Size bu belgeleri ulaştıranlar da büyük risk almıyor mu?
Ben onları çok takdir ediyorum. Taraf Gazetesi ve benim için büyük iş yapıyor diyorlar ama bence o insanlar çok daha büyük iş yapıyorlar. Ordunun içerisindeki kanunsuz, hukuksuz işleri ortaya çıkartmak büyük bir risktir. Riski göze alıyorlar. O insanların başına her şey gelebilir.
Kaynaklarınız çeşitli mi?
Hep aynı kaynak değil. Emeklilerden gelip bizimle görüşenler oluyor. Muvazzaf olanlardan görüşenler var. Artık ordunun içindeki hukuksuz işlerden bıkmışlar. Bu işlerden rahatsız birçok insan var.
Bu insanlar size nasıl ulaşıyor?
Telefon açıyor, mektup gönderiyor. Gazeteye gelip bana ulaşıyor. Birçoğunu tanımıyorum.

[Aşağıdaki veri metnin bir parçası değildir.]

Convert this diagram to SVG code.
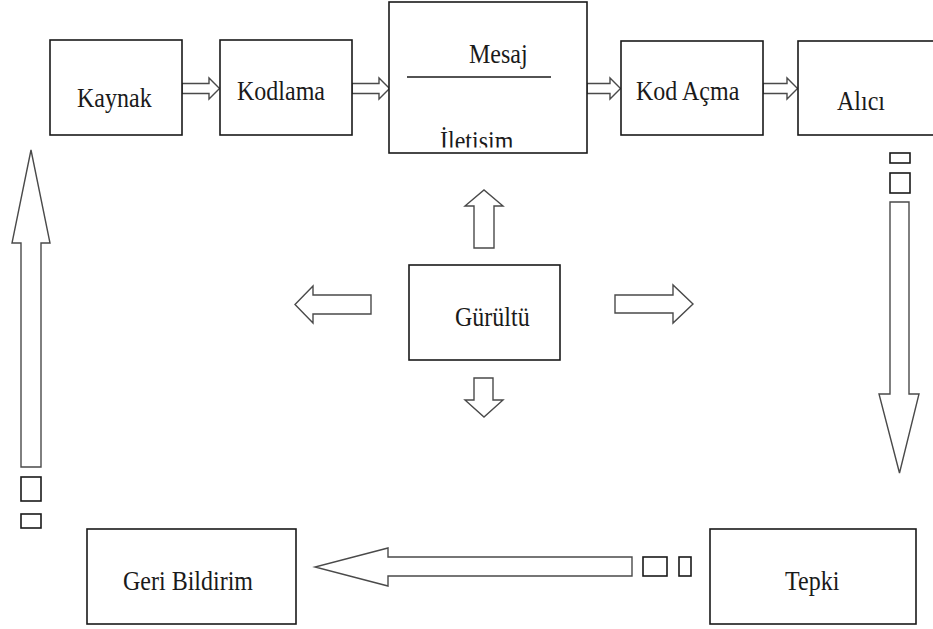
<svg xmlns="http://www.w3.org/2000/svg" width="933" height="629" viewBox="0 0 933 629">
<style>
.box{fill:#fff;stroke:#1a1a1a;stroke-width:1.6}
.arr{fill:#fff;stroke:#4a4a4a;stroke-width:1.4;stroke-linejoin:miter}
.sq{fill:#fff;stroke:#1a1a1a;stroke-width:1.6}
.lbl{font-family:"Liberation Serif","Times New Roman",serif;font-size:24px;fill:#1a1a1a}
</style>
<defs>
<clipPath id="clipMesaj"><rect x="389" y="2" width="198" height="145.5"/></clipPath>
</defs>
<rect width="933" height="629" fill="#fff"/>

<g id="connectors">
  <path class="arr" d="M182,83.5 H209 V78 L219.5,88.5 L209,99 V93.5 H182 Z"/>
  <path class="arr" d="M352,83.5 H379 V78 L389.5,88.5 L379,99 V93.5 H352 Z"/>
  <path class="arr" d="M587,83.5 H610 V78 L620.5,88.5 L610,99 V93.5 H587 Z"/>
  <path class="arr" d="M763,83.5 H787 V78 L797.5,88.5 L787,99 V93.5 H763 Z"/>
  <rect class="sq" x="890" y="153" width="20" height="10"/>
  <rect class="sq" x="890" y="173" width="20" height="20"/>
  <path class="arr" d="M890,202 H909 V394 H919 L899.5,473 L879,394 H890 Z"/>
  <rect class="sq" x="679" y="557" width="12" height="19"/>
  <rect class="sq" x="643" y="557" width="24" height="19"/>
  <path class="arr" d="M632,557 V576 H388 V586 L315,567 L388,548 V557 Z"/>
  <rect class="sq" x="21" y="514" width="20" height="14"/>
  <rect class="sq" x="21" y="477" width="20" height="24"/>
  <path class="arr" d="M21,467 V243 H12 L31,150 L50,243 H41 V467 Z"/>
  <path class="arr" d="M474,248 V206 H465 L484,190 L503,206 H494 V248 Z"/>
  <path class="arr" d="M474,378 V400 H465 L484,417 L503,400 H493 V378 Z"/>
  <path class="arr" d="M371,295 H313 V286 L295,304.5 L313,323 V314 H371 Z"/>
  <path class="arr" d="M615,295 H673 V285 L693,304 L673,323 V313 H615 Z"/>
</g>

<g id="kaynak">
  <rect class="box" x="50" y="40" width="132" height="95"/>
  <text class="lbl" transform="translate(77,107) scale(1,1.15)">Kaynak</text>
</g>
<g id="kodlama">
  <rect class="box" x="220" y="40" width="132" height="95"/>
  <text class="lbl" transform="translate(237,100) scale(1,1.15)">Kodlama</text>
</g>
<g id="mesaj">
  <rect class="box" x="389" y="2" width="198" height="151"/>
  <line x1="407" y1="77" x2="551" y2="77" stroke="#1a1a1a" stroke-width="1.6"/>
  <text class="lbl" transform="translate(469,63) scale(1,1.15)">Mesaj</text>
  <g clip-path="url(#clipMesaj)">
    <text class="lbl" transform="translate(440,150) scale(1,1.15)">İletisim</text>
  </g>
</g>
<g id="kodacma">
  <rect class="box" x="621" y="41" width="142" height="94"/>
  <text class="lbl" transform="translate(636,100) scale(1,1.15)">Kod Açma</text>
</g>
<g id="alici">
  <rect class="box" x="798" y="41" width="145" height="94"/>
  <text class="lbl" transform="translate(837,110) scale(1,1.15)">Alıcı</text>
</g>
<g id="gurultu">
  <rect class="box" x="409" y="265" width="151" height="95"/>
  <text class="lbl" transform="translate(455,326) scale(1,1.15)">Gürültü</text>
</g>
<g id="geribildirim">
  <rect class="box" x="87" y="529" width="209" height="95"/>
  <text class="lbl" transform="translate(123,590) scale(1,1.15)">Geri Bildirim</text>
</g>
<g id="tepki">
  <rect class="box" x="710" y="529" width="206" height="95"/>
  <text class="lbl" transform="translate(785,590) scale(1,1.15)">Tepki</text>
</g>
</svg>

Sizin telefonlarınızın dinlendiği ortaya çıktı. Şimdi telefondan ulaşamıyorlardır.
Bir insan çok bıkmışsa bazı şeylerden bir şekilde gelip sizi buluyor.
Haber kaynaklarınız deşifre oldu mu? Belge sızdıranlar bulundu mu?
Hayır. Genelkurmay Dağlıca haberinden sonra bir açıklama yapmıştı. Tarafa haber sızdıranı gözaltına aldık diye. O kişinin gözaltına alınmasının ardından biz daha vahim bir şey yayınladık. Dağlıca baskınının dokuz gün önceden bilindiğine dair. Bizim kaynağımız daha yakalanmadı, siz masum bir insanı gözaltında tutuyorsunuz. dedik. Ben bir haber yapıyorum. İnanın ordudan yüze yakın insan arıyor. Teşekkür ediyor. Benzer olayları söylüyorlar. İnsanlar bıkmışlar.